If you currently run an employee print newsletter and want to move to an electronic version consider the following tips to make your publication more relevant, improve readership and champion change.

While employee newsletters are still considered an important channel, print publications are gradually falling out of favor. Paucity of time, evolving demographics, changing reader habits and the growth of mobile are a few of the factors influencing the need to move to a web based platform.

Will employees miss the print version? Is the online version more effective? What do employees expect of an e-zine? How can you sustain interest in your organization’s e-zine? These and many other questions may cross your mind while considering a transition.

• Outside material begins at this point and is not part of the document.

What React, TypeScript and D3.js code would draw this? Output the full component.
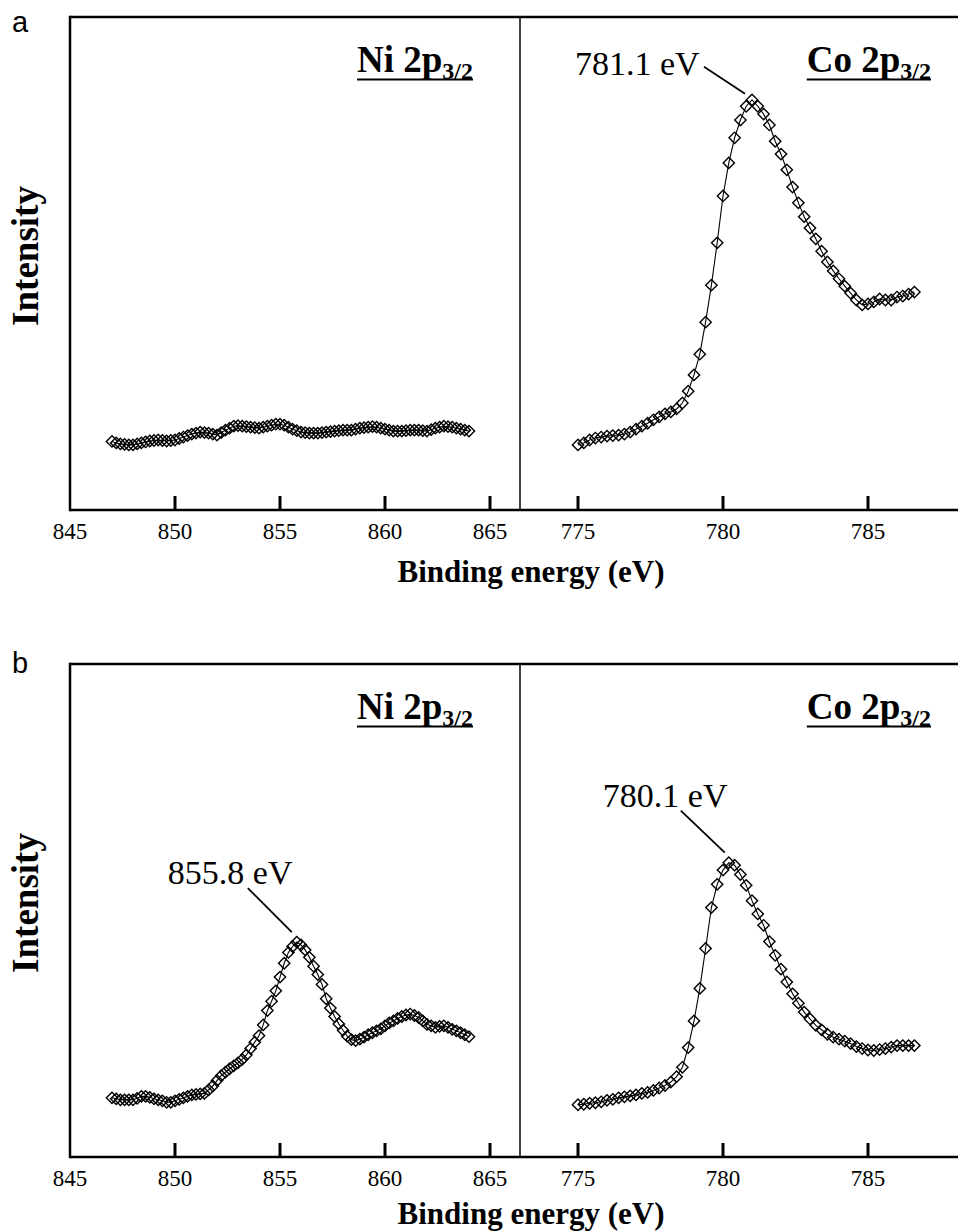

  • Seek feedback and gather insights: Ask your employees if they prefer an electronic version and what they expect to be different from the print edition. If you don’t already have insights which you can delve into, run a survey or do focus groups to gain perspectives on content, relevance and value employees derive currently. Reflect on what will work best depending on your employees’ profiles, distribution across locations and geographies and diversity.
  • Build a strong business case: It does seem intuitive that an online version will be beneficial for employees and the organization. However, unless you share the rationale to back your thinking such decisions can soon be undone. Spot the tangible and intangible benefits. Among the former are reduction in print costs, wider reach, quicker access to information and ability to measure the value of communication while the latter can include contribution to the feeling of pride, belongingness and personal branding. Look at the newsletter as a way to unify your organization – by increasing cross-business learning and appreciation, exchanging ideas and building a ‘boundaryless’ entity.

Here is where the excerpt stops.